= Janie Glymph Goree =

Janie Glymph Goree (January 25, 1921 – January 13, 2009) was the first female African-American to be elected mayor in South Carolina.

== Early life and education ==
Janie Gylmph Goree was born on January 25, 1921 in Maybinton Township, Newberry County, South Carolina. She was born as the youngest of 10 children to parents Orlander and Chaney Glymph, both sharecroppers. Goree worked primarily in the fields with her family, picking cotton for pay. She used these earnings to pay for transport to and from school. Goree spent 11 years in elementary school, since classes were not offered year-round; she also had limited access to education due to segregation laws. Because of the sparse educational opportunities, Goree moved in with other family members and attended high schools near them instead.

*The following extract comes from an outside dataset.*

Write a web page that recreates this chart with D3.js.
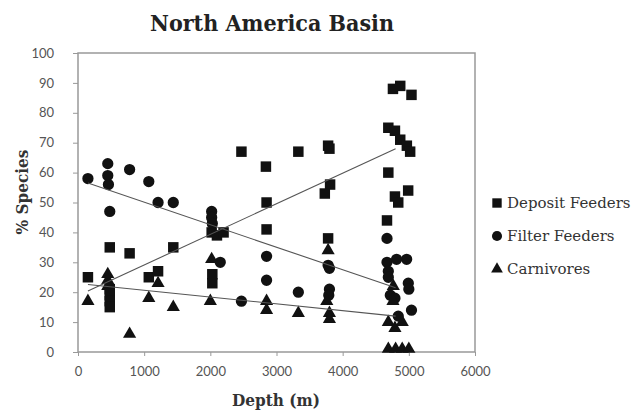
<!DOCTYPE html>
<html>
<head>
<meta charset="utf-8">
<script src="https://cdn.jsdelivr.net/npm/d3@7"></script>
<style>
  body { margin: 0; background: #fff; }
  svg { display: block; }
</style>
</head>
<body>
<div id="chart"></div>
<script>
// North America Basin - % species by depth, three feeding groups

var depositFeeders = [
  [150, 25], [480, 35], [480, 21], [480, 19], [480, 17], [480, 15],
  [780, 33], [1070, 25], [1210, 27], [1440, 35],
  [2020, 40], [2100, 39], [2200, 40], [2030, 26], [2030, 23],
  [2470, 67], [2840, 62], [2850, 50], [2850, 41], [3330, 67],
  [3780, 69], [3800, 68], [3810, 56], [3730, 53], [3780, 38],
  [4760, 88], [4870, 89], [5040, 86],
  [4690, 75], [4790, 74], [4870, 71], [4970, 69], [5020, 67],
  [4690, 60], [4790, 52], [4840, 50], [4990, 54], [4670, 44]
]

var filterFeeders = [
  [150, 58], [450, 63], [450, 59], [460, 56], [480, 47],
  [780, 61], [1070, 57], [1210, 50], [1440, 50],
  [2020, 47], [2020, 45], [2030, 43], [2150, 30], [2470, 17],
  [2850, 32], [2850, 24], [3330, 20],
  [3780, 29], [3800, 28], [3800, 21], [3790, 19],
  [4670, 38], [4670, 30], [4815, 31], [4967, 31], [4690, 27],
  [4690, 25], [4992, 23], [5000, 21], [4720, 19], [4790, 18],
  [5040, 14], [4840, 12]
]

var carnivores = [
  [150, 17], [450, 26], [450, 24], [450, 22],
  [780, 6], [1070, 18], [1210, 23], [1440, 15],
  [2000, 17], [2020, 31], [2850, 17], [2850, 14], [3330, 13],
  [3780, 34], [3760, 17], [3800, 13], [3800, 11],
  [4765, 22], [4760, 17], [4690, 10], [4790, 8], [4900, 10],
  [4690, 1], [4800, 1], [4900, 1], [5000, 1]
]

// trend lines: [depth, %] at each end
var trendDeposit = [[150, 20.4], [4800, 68]]
var trendFilter = [[150, 56.5], [4800, 21.5]]
var trendCarnivores = [[150, 22.6], [4800, 12]]

var xTicks = [0, 1000, 2000, 3000, 4000, 5000, 6000]
var yTicks = [0, 10, 20, 30, 40, 50, 60, 70, 80, 90, 100]

var seriesNames = ["Deposit Feeders", "Filter Feeders", "Carnivores"]

var W = 639, H = 415
var plotLeft = 78, plotTop = 53, plotRight = 475, plotBottom = 352
var serif = "DejaVu Serif Condensed, DejaVu Serif, serif"

var svg = d3.select("#chart").append("svg")
            .attr("width", W)
            .attr("height", H)

var x = d3.scaleLinear().domain([0, 6000]).range([plotLeft, plotRight])
var y = d3.scaleLinear().domain([0, 100]).range([plotBottom, plotTop])

// title
svg.append("text")
   .attr("x", 272).attr("y", 31)
   .attr("text-anchor", "middle")
   .attr("font-family", serif)
   .attr("font-weight", "bold")
   .attr("font-size", 23)
   .attr("fill", "#222")
   .text("North America Basin")

// axes
svg.append("g")
   .attr("transform", "translate(0," + plotBottom + ")")
   .call(d3.axisBottom(x).tickValues(xTicks).tickSize(4).tickPadding(11).tickFormat(d3.format("d")))
svg.append("g")
   .attr("transform", "translate(" + plotLeft + ",0)")
   .call(d3.axisLeft(y).tickValues(yTicks).tickSize(5).tickPadding(19))

svg.selectAll(".domain").remove()
svg.selectAll(".tick line").attr("stroke", "#999")
svg.selectAll(".tick text")
   .attr("font-family", "Lato, sans-serif")
   .attr("font-size", 13)
   .attr("fill", "#555")

// plot frame
svg.append("rect")
   .attr("x", plotLeft).attr("y", plotTop)
   .attr("width", plotRight - plotLeft).attr("height", plotBottom - plotTop)
   .attr("fill", "none")
   .attr("stroke", "#999")
   .attr("stroke-width", 1.5)

// axis titles
svg.append("text")
   .attr("x", 276).attr("y", 406)
   .attr("text-anchor", "middle")
   .attr("font-family", serif)
   .attr("font-weight", "bold")
   .attr("font-size", 17)
   .attr("fill", "#333")
   .text("Depth (m)")

svg.append("text")
   .attr("transform", "translate(28,192) rotate(-90)")
   .attr("text-anchor", "middle")
   .attr("font-family", serif)
   .attr("font-weight", "bold")
   .attr("font-size", 17)
   .attr("fill", "#333")
   .text("% Species")

// markers
var shapes = [d3.symbolSquare, d3.symbolCircle, d3.symbolTriangle]
var sizes = [110, 100, 75]
var allSeries = [depositFeeders, filterFeeders, carnivores]

allSeries.forEach(function(data, i) {
  svg.append("g").selectAll("path")
     .data(data)
     .enter().append("path")
     .attr("transform", d => "translate(" + x(d[0]) + "," + y(d[1]) + ")")
     .attr("d", d3.symbol().type(shapes[i]).size(sizes[i]))
     .attr("fill", "#111")
})

// trend lines
var line = d3.line().x(d => x(d[0])).y(d => y(d[1]))
;[trendDeposit, trendFilter, trendCarnivores].forEach(function(t) {
  svg.append("path")
     .attr("d", line(t))
     .attr("fill", "none")
     .attr("stroke", "#555")
     .attr("stroke-width", 1.1)
})

// legend
var legend = svg.append("g").attr("transform", "translate(497,203)")
seriesNames.forEach(function(name, i) {
  var g = legend.append("g").attr("transform", "translate(0," + (i * 33) + ")")
  g.append("path")
   .attr("d", d3.symbol().type(shapes[i]).size(sizes[i] * 0.8))
   .attr("fill", "#111")
  g.append("text")
   .attr("x", 10).attr("y", 5)
   .attr("font-family", "DejaVu Serif, serif")
   .attr("font-size", 15)
   .attr("fill", "#333")
   .text(name)
})
</script>
</body>
</html>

Goree graduated with honors from Brainerd Institute in Chester, South Carolina after attending multiple other public schools in the area. She was offered a scholarship at South Carolina State College, but had to decline due to financial issues. Because she could not initially afford college, she worked as a housekeeper to be able to raise funds. When she gathered enough to be able to afford college, she attended Benedict College in Columbia, South Carolina; she was the first of her family to go to college. At Benedict College, she worked several jobs to be able to pay her tuition and doubled up on her courses. Goree was a member of the Gamma Upsilon chapter of the Delta Sigma Theta sorority. She graduated in 1948 Magna Cum Laude and Valedictorian.

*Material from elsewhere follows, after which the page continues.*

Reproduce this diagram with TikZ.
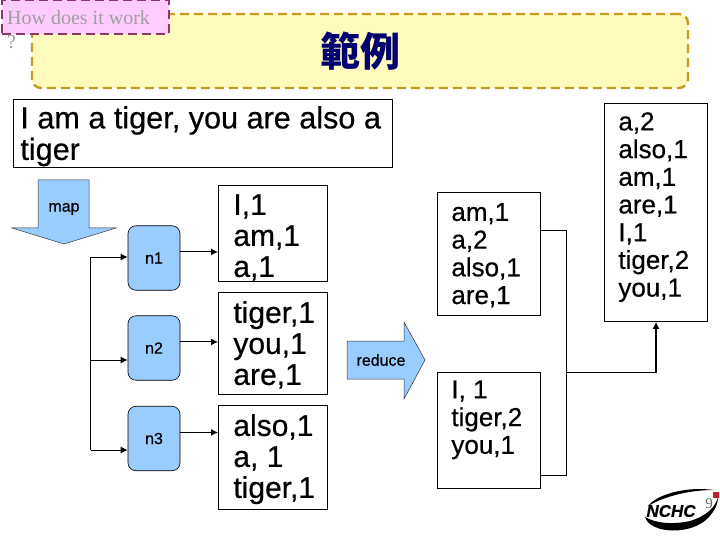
\documentclass[tikz,border=0pt]{standalone}
\usepackage{fontspec}
\setmainfont{Liberation Sans}[FakeBold=0.5]
\newfontfamily\tagface{Liberation Serif}
\newfontfamily\titleface{Noto Sans CJK TC}
\usetikzlibrary{arrows.meta}
\definecolor{workerblue}{RGB}{153,204,255}
\definecolor{bandfill}{RGB}{255,251,188}
\definecolor{bandline}{RGB}{197,155,32}
\definecolor{tagfill}{RGB}{255,204,255}
\definecolor{tagline}{RGB}{146,52,108}
\definecolor{titlenavy}{RGB}{0,0,110}
\definecolor{logored}{RGB}{190,30,50}
\begin{document}
\begin{tikzpicture}[x=1pt, y=-1pt,
    wire/.style={draw=black, line width=1pt},
    link/.style={wire, -{Latex[length=7pt,width=7pt]}},
    textbox/.style={draw=black, fill=white, line width=0.8pt, anchor=north west,
        align=flush left, inner ysep=0pt},
    big result/.style={textbox, inner xsep=15pt, text width=79pt,
        font=\fontsize{30}{31}\selectfont},
    small result/.style={textbox, inner xsep=14pt, text width=75pt,
        font=\fontsize{26}{27.7}\selectfont},
    worker/.style={draw=black, fill=workerblue, rounded corners=8pt, line width=0.6pt,
        minimum width=52pt, minimum height=64.5pt, inner sep=0pt,
        font=\fontsize{16}{18}\selectfont},
    banner/.style={draw=black!80, fill=workerblue, line width=0.5pt},
    banner label/.style={font=\fontsize{16}{18}\selectfont, inner sep=0pt},
    logo/.style={fill=black, draw=none}
]
\path[use as bounding box] (0,0) rectangle (720,540);

% title band and corner tag
\node[draw=bandline, fill=bandfill, line width=2.4pt, dash pattern=on 9pt off 5pt,
    rounded corners=9pt, minimum width=656pt, minimum height=74pt, inner sep=0pt,
    text=titlenavy, font=\titleface\bfseries\fontsize{40}{44}\selectfont]
    (band) at (360,51) {範例};
\node[draw=tagline, fill=tagfill, line width=2.4pt, dash pattern=on 9pt off 5pt,
    anchor=north west, inner xsep=5pt, inner ysep=0pt, text width=157pt,
    text height=24pt, text depth=10pt, align=flush left, text=black!38,
    font=\tagface\fontsize{20}{24}\selectfont]
    (tag) at (1,-1) {How does it work\\?};

% sentence
\node[textbox, inner xsep=7pt, text width=365pt, text height=28.5pt, text depth=39pt,
    font=\fontsize{30.6}{31.5}\selectfont]
    (sentence) at (13,99.5) {I am a tiger, you are also a\\tiger};

% big arrows
\draw[banner] (38,180) -- (89,180) -- (89,228) -- (116,228) -- (64,244) -- (12,228)
    -- (38,228) -- cycle;
\node[banner label] (map) at (64,209) {map};
\draw[banner] (347,341) -- (404,341) -- (404,322) -- (425,360) -- (404,399)
    -- (404,379) -- (347,379) -- cycle;
\node[banner label] (reduce) at (381,360) {reduce};

% map side
\node[worker] (n1) at (154,258) {n1};
\node[worker] (n2) at (154,348) {n2};
\node[worker] (n3) at (154,438.5) {n3};

\node[big result, text height=29.5pt, text depth=66.5pt] (r1) at (218,185)
    {I,1\\am,1\\a,1};
\node[big result, text height=30.5pt, text depth=71.5pt] (r2) at (218,292)
    {tiger,1\\you,1\\are,1};
\node[big result, text height=30.5pt, text depth=73.5pt] (r3) at (218,405)
    {also,1\\a, 1\\tiger,1};

\coordinate (fork1) at (90.7,257);
\coordinate (fork2) at (90.7,360);
\coordinate (fork3) at (90.7,450);

\draw[wire] (fork1) -- (fork3);
\draw[link] (fork1) -- (fork1 -| n1.west);
\draw[link] (fork2) -- (fork2 -| n2.west);
\draw[link] (fork3) -- (fork3 -| n3.west);

\draw[link] (n1.13) -- (n1.13 -| r1.west);
\draw[link] (n2.13) -- (n2.13 -| r2.west);
\draw[link] (n3.13) -- (n3.13 -| r3.west);

% reduce side
\node[small result, text height=28.5pt, text depth=94.5pt] (r4) at (437,192)
    {am,1\\a,2\\also,1\\are,1};
\node[small result, text height=26pt, text depth=90pt] (r5) at (437,372)
    {I, 1\\tiger,2\\you,1};
\node[small result, text height=27pt, text depth=191pt] (r6) at (604,103)
    {a,2\\also,1\\am,1\\are,1\\I,1\\tiger,2\\you,1};

\coordinate (joinr4) at (566,231);
\coordinate (joinr5) at (566,475);
\coordinate (joinmid) at (566,372.5);
\coordinate (riser) at (656,372.5);

\draw[wire] (joinr4 -| r4.east) -- (joinr4) -- (joinr5) -- (joinr5 -| r5.east);
\draw[wire] (joinmid) -- (riser);
\draw[wire, line width=1.8pt, -{Latex[length=7pt,width=7pt]}] (riser) -- (riser |- r6.south);

% logo
\fill[logo] (648,506) .. controls (656,495) and (685,486) .. (714,490)
    .. controls (690,490) and (665,496) .. (648,506) -- cycle;
\fill[logo] (645,517) .. controls (650,534) and (692,536) .. (709,517)
    .. controls (715,510) and (718,504) .. (718,497)
    .. controls (715,508) and (706,516) .. (690,521)
    .. controls (672,525) and (655,523) .. (645,517) -- cycle;
\node[inner sep=0pt, font=\bfseries\itshape\fontsize{17}{19}\selectfont] (nchc) at (671,511) {NCHC};
\fill[logored] (713,492) rectangle (719,498);
\node[inner sep=0pt, text=black!60, font=\tagface\fontsize{15}{17}\selectfont] (pagenum) at (709,504) {9};
\end{tikzpicture}
\end{document}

After graduation, Goree got a teaching job, however she took time off to get her master’s degree in Basic Sciences and Mathematics at the University of Colorado in 1959. Goree furthered her education later at the University of Notre Dame and the University of Wisconsin.

== Career   ==
Goree began her career teaching at Sims High School in Union County, South Carolina, Union’s all Black high school. She later went on to teach at Union County High School as well. She worked as a tutor, taught reading to adults at night, and was a sponsor for extracurriculars. Her teaching career lasted 33 years beginning at Sims High School and ending at Union High School in 1981.

When Goree moved to Carlisle, South Carolina, she worked on the mayoral campaign for her husband, John Williams. When her husband grew ill, Goree ran for the position, winning her second campaign for the seat in 1978. This made Janie Glymph Goree South Carolina’s first female African American mayor .

As mayor, Goree worked greatly to improve the city’s infrastructure. Carlisle had a population of less than 1,000, allowing Glymph to connect with her constituents. After becoming mayor, Goree retired from her teaching job in order to focus on her elected position. Goree credits former Governor of South Carolina, Dick Riley, and senators Strom Thurmond and Fritz Hollings for helping her further develop the town; she had their portraits framed in her office.

Goree was invited to the White House on multiple different occasions and five different presidents of the United States: Gerald Ford, Jimmy Carter, Ronald Reagan, George H. W. Bush, and Bill Clinton.

Goree was an international representative of the World Conference of Mayors, the National Conference of the Black Mayors, and the South Carolina Conference of Black Mayors. Goree founded two annual town-wide events: a Christmas parade, and the “Piggie on a Rock” festival. The earnings from the Piggie on a Rock festival were directed towards the fire department. Goree helped construct the Carlisle Town Hall, a building built and named in her honor. During and after her 22 year long mayoral term, Goree received countless honors and recognition for her altruism and dedication.

== Personal life ==
One of Janie Glymph Goree’s passions was travelling the world with a goal of understanding and connecting with other cultures. Goree visited 6 out of the 7 continents throughout the course of her life, only missing Antarctica.

Janie Glymph Goree was married to Johnny Williams, who died in a traffic accident in the midst of her mayoral race. She married her second husband, Charlie Goree, while mayor. Goree was an active member of Seekwell Baptist Church her entire life, teaching Sunday school and frequently volunteering.

Janie Glymph Goree died at the age of 87 on January 13, 2009, at the Agape Senior Living and Rehabilitation in West Columbia. She was the last of her 10 siblings to survive.